▶ _Directions for this task_
Find the string "chart" in the data, then copy every line where it is found.

▶ _Supplied material_

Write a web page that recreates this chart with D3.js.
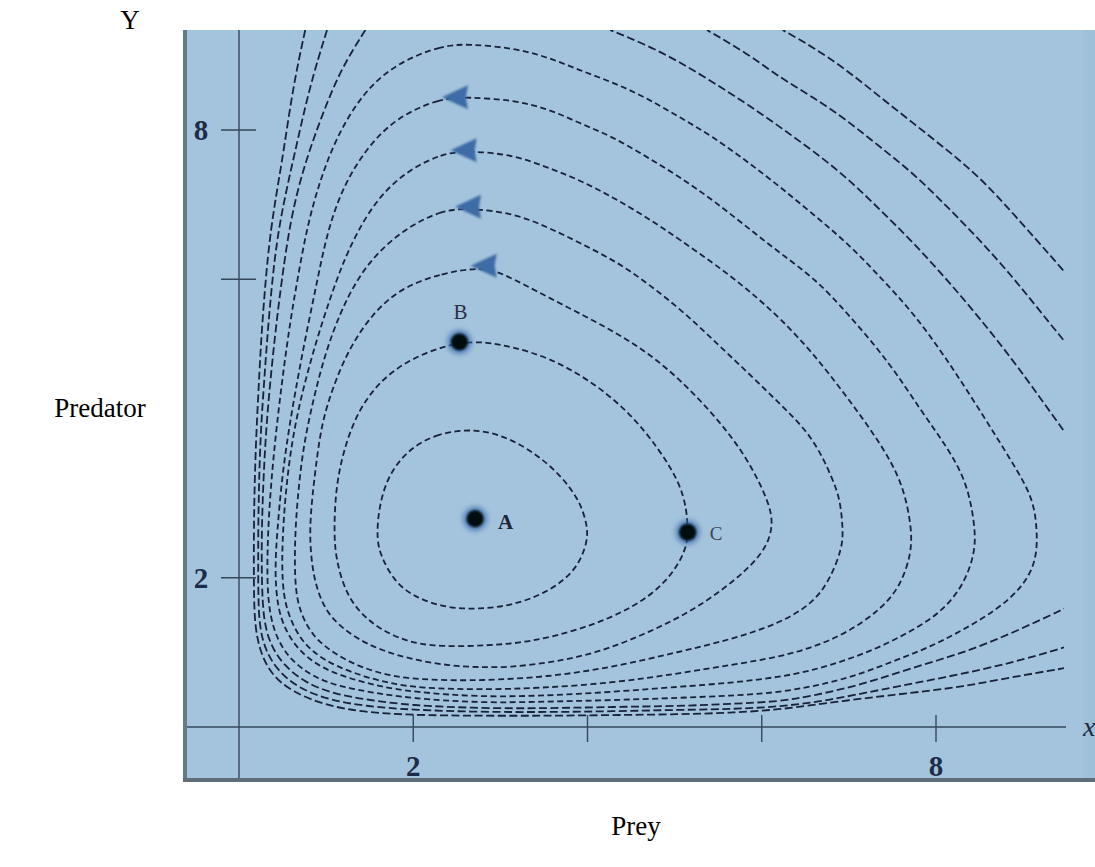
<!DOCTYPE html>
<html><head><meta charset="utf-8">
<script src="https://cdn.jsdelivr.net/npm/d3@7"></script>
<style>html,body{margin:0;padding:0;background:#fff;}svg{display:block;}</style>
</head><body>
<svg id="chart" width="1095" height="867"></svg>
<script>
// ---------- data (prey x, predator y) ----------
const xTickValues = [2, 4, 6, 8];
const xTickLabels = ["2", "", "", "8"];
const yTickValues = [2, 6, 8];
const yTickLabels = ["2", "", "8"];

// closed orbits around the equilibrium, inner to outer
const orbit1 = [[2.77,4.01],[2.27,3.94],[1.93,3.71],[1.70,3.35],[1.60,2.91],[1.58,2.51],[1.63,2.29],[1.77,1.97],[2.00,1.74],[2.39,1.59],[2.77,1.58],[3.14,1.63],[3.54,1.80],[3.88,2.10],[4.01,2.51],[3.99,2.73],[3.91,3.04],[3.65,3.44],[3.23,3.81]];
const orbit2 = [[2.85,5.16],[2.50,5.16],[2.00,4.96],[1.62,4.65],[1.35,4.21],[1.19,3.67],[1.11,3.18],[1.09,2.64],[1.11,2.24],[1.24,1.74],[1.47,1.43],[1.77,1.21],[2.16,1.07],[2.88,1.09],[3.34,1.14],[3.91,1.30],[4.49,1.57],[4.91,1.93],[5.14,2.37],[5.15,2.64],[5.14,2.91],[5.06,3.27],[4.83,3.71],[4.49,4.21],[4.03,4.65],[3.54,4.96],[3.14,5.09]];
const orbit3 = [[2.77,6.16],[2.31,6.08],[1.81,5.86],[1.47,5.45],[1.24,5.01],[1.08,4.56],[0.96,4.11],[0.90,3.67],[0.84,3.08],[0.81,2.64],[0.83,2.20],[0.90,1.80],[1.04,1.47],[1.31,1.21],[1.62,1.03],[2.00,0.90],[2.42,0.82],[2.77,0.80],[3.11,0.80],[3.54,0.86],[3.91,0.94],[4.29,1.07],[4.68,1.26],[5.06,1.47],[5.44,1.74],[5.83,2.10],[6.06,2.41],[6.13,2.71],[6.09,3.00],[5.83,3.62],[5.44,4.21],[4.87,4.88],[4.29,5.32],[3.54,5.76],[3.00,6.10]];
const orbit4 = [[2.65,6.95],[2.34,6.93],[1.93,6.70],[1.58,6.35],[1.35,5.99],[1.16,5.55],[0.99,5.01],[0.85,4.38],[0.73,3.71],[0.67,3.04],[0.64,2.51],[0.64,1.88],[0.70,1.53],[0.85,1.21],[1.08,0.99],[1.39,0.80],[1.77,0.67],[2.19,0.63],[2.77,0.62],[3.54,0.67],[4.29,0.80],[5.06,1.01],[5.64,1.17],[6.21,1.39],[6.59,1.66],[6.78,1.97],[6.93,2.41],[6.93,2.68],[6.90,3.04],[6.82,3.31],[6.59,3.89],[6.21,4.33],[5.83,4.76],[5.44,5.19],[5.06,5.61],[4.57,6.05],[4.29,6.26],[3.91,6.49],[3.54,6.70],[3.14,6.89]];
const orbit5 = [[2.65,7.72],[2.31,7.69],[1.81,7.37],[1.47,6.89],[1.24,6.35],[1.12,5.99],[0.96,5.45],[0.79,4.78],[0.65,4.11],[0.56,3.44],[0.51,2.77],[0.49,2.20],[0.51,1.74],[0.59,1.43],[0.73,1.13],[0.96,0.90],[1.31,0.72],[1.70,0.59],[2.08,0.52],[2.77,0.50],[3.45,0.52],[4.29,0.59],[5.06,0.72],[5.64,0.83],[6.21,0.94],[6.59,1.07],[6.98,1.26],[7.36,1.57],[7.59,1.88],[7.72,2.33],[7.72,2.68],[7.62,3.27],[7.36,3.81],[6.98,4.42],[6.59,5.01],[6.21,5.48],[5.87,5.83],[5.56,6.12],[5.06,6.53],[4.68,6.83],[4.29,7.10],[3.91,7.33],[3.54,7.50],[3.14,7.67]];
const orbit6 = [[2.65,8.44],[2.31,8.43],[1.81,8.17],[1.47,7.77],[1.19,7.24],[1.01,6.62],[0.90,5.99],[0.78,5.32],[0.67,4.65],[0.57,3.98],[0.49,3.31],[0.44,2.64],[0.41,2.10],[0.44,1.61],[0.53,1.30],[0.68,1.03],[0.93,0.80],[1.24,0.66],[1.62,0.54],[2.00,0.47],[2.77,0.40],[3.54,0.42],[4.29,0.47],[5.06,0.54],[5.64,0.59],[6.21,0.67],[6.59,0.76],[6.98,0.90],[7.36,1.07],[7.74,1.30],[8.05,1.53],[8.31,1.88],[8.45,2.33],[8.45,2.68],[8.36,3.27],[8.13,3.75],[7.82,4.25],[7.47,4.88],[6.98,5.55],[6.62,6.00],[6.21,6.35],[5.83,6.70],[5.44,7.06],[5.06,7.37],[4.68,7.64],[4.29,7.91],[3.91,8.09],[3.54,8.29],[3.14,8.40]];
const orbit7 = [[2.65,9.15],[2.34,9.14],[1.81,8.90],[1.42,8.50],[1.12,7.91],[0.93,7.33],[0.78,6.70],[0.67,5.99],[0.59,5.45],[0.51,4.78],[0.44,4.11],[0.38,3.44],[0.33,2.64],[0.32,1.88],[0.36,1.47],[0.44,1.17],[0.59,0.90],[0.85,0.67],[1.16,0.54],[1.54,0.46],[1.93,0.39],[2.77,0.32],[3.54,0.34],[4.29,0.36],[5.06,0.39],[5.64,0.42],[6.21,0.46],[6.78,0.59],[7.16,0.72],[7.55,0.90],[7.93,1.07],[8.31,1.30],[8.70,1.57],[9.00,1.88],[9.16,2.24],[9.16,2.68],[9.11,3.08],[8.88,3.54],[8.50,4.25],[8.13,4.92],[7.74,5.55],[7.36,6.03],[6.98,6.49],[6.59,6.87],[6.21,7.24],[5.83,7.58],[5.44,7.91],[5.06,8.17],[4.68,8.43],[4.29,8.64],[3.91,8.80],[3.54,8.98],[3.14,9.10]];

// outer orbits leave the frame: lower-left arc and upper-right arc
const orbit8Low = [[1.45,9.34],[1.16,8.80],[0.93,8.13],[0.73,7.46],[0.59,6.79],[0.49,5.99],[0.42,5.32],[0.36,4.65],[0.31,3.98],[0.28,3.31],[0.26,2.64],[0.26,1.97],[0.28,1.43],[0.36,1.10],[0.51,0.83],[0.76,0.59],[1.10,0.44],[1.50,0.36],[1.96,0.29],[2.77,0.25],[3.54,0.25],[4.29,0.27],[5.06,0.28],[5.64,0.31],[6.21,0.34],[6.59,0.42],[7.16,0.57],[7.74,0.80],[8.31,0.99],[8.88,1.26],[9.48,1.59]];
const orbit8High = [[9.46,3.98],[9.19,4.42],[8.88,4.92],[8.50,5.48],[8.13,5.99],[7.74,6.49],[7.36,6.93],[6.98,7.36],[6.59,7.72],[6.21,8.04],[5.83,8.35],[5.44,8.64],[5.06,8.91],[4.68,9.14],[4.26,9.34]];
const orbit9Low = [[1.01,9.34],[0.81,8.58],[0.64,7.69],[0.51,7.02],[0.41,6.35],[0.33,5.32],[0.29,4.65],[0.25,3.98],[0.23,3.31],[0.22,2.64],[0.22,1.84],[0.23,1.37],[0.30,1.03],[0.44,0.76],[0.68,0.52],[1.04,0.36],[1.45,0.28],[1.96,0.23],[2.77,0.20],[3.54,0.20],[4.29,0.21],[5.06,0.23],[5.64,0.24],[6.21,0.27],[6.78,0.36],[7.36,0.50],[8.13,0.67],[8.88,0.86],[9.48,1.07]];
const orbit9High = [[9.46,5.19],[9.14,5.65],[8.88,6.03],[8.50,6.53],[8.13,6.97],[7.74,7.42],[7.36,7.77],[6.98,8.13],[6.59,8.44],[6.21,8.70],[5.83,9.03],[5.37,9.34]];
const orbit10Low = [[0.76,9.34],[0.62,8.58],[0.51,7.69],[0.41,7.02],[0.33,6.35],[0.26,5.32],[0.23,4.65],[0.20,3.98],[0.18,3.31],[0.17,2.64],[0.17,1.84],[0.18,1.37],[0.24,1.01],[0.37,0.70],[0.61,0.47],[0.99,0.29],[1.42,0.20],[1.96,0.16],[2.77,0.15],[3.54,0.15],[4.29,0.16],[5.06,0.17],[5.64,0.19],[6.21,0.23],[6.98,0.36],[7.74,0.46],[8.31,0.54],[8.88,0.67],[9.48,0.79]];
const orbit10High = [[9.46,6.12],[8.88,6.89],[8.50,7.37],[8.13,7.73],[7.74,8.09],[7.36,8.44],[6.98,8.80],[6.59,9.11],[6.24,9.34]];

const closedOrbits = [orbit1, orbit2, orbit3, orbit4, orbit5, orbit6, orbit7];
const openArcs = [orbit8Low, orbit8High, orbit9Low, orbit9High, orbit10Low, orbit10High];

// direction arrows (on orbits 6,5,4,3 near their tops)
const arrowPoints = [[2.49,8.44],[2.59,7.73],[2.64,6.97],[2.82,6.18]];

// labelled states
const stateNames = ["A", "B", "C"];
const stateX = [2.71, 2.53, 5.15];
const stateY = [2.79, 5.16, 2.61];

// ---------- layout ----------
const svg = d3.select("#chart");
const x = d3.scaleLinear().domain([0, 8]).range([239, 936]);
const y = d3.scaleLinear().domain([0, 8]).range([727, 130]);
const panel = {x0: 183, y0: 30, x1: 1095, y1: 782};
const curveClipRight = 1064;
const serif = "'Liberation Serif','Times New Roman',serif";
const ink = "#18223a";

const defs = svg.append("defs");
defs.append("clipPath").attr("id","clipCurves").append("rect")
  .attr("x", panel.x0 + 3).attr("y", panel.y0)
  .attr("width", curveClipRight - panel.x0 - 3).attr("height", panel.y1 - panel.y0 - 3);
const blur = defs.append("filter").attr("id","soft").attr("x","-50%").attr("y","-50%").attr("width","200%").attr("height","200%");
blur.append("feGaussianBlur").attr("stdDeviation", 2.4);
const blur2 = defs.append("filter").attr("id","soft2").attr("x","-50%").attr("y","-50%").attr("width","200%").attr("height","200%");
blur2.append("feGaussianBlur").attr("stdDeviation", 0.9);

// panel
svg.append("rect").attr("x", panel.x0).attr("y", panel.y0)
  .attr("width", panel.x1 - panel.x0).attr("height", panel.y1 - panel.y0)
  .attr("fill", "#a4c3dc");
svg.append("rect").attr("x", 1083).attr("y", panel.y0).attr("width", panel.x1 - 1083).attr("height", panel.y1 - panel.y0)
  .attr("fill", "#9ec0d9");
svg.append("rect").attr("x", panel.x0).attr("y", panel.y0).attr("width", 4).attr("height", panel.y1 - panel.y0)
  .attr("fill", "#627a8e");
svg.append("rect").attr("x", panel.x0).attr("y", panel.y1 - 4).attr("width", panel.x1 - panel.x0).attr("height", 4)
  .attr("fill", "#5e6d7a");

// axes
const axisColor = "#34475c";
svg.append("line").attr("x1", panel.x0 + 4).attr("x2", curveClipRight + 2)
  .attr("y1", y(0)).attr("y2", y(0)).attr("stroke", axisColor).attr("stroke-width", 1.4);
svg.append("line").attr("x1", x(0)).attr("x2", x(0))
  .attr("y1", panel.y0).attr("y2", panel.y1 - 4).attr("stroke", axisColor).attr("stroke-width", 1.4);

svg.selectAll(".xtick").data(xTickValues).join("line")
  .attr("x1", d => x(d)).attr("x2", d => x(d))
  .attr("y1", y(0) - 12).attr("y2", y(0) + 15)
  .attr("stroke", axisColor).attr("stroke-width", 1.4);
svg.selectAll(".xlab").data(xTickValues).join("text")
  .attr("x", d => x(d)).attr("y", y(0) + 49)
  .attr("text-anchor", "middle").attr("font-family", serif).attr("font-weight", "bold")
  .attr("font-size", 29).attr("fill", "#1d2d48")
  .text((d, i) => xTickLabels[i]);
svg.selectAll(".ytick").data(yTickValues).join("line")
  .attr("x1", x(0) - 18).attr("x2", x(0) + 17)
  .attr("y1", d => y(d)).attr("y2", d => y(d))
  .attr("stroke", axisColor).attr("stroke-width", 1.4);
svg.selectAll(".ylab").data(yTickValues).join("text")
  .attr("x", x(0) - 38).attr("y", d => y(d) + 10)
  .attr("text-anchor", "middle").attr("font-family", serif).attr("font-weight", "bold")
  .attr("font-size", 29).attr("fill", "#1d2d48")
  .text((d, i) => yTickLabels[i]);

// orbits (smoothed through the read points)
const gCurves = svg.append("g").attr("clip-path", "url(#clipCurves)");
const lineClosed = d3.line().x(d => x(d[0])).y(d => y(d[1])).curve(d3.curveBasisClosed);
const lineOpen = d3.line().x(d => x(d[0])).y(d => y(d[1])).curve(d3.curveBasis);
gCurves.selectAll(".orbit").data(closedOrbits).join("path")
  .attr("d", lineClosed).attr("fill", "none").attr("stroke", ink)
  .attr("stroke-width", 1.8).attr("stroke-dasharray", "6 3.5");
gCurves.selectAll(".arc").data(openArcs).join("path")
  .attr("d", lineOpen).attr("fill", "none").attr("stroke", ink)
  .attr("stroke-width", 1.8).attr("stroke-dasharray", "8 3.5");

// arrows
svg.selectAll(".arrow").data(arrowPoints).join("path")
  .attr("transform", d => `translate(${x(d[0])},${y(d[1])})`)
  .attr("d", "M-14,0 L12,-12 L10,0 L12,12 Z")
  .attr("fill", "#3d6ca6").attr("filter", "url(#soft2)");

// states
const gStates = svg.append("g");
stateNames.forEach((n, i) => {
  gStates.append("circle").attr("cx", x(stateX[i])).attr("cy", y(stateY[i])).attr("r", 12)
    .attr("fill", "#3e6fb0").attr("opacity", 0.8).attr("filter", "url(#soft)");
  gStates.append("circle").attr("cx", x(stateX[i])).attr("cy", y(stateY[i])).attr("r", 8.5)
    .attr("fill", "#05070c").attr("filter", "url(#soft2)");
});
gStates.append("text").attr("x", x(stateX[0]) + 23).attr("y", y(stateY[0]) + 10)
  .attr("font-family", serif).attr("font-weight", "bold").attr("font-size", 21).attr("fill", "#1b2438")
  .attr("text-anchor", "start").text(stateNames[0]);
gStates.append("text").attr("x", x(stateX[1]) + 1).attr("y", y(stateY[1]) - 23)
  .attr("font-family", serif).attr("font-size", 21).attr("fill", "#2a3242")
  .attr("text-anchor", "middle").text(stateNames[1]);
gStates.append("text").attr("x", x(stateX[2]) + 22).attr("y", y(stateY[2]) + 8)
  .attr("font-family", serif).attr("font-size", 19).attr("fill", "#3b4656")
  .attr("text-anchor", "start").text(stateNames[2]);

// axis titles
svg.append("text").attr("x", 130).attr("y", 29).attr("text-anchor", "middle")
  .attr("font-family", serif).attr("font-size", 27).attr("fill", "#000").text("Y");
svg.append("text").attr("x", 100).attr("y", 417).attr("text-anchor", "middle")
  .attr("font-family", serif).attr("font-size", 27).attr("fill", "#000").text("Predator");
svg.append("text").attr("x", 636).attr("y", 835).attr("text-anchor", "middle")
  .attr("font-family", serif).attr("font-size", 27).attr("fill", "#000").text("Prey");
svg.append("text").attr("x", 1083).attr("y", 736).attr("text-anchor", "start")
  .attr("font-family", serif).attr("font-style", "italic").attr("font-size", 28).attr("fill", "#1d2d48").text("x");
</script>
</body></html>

▶ _Solved problem_
Write a web page that recreates this chart with D3.js.
<svg id="chart" width="1095" height="867"></svg>
const svg = d3.select("#chart");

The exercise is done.